Pakistan Says Won’t Abolish Death Penalty, Rejects GSP+ Condition

Pakistan Says Won’t Abolish Death Penalty, Rejects GSP+ Condition
Rejecting the condition put forward by the European Union (EU) for the extension of the Generalised Scheme of Preferences Plus (GSP+) status for 2024, Pakistan has refused to abolish the death penalty due to 'legal and political implications'.

Islamabad is now increasing dialogue with the EU and is seeking a waiver to overcome this requirement, according to a report by The Express Tribune.

For the past seven years, Pakistan has been a beneficiary and a major recipient of the GSP+, which is an entrenched trade and development policy instrument that was first established in 1971. As part of this scheme, Pakistan enjoys zero duty on several products, however this is set to expire on December 31, 2023.

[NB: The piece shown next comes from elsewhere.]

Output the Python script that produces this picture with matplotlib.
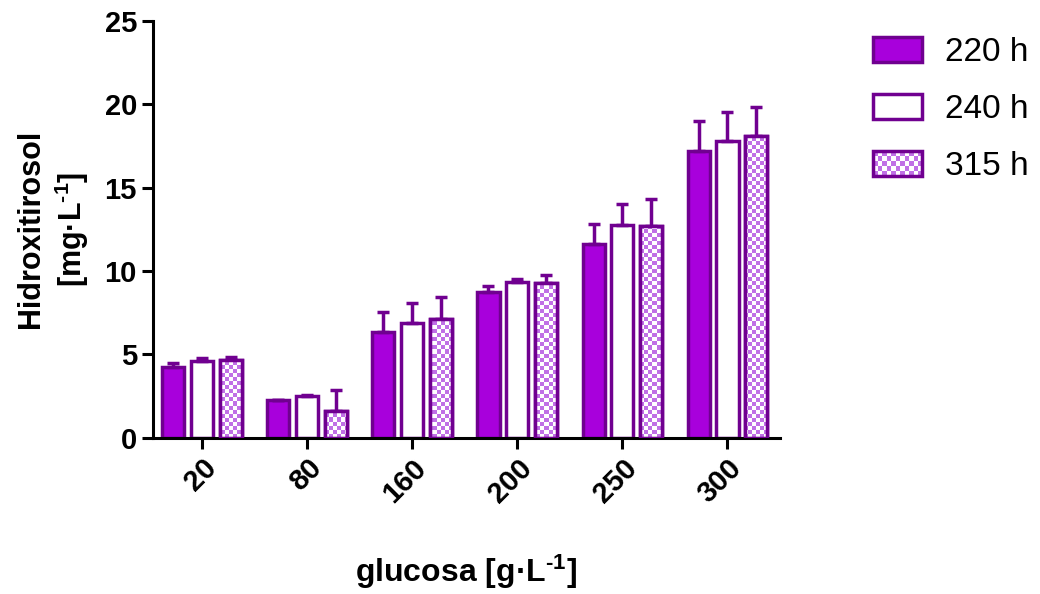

As per the current scheme, the EU monitors the progress of the beneficiary countries in the implementation of 27 international conventions, one of which is the abolition of the death penalty.

Since upon expiration of the current scheme, members will have to reapply, their progress on the conventions is given a lot of weightage.

According to sources, the next cycle of the scheme will possibly have additional conventions including the Rome Statute of the International Criminal Court (ICC) – Individual complaints against State party in ICC – and First Optional Protocol to the International Convention Civil and Political Rights (ICCPR) – Individual complaints against State party in ICCPR-UNHRC.

A second optional protocol to the ICCPR requires countries to abolish the death penalty, and sources claim that Pakistan has not ratified any of the conditions on that front.

The attorney general’s office is of the view that ratification carries several legal and political implications. This is why Prime Minister Shahbaz Sharif will engage with the presidents of the council and the commission to seek a waiver to the conventions.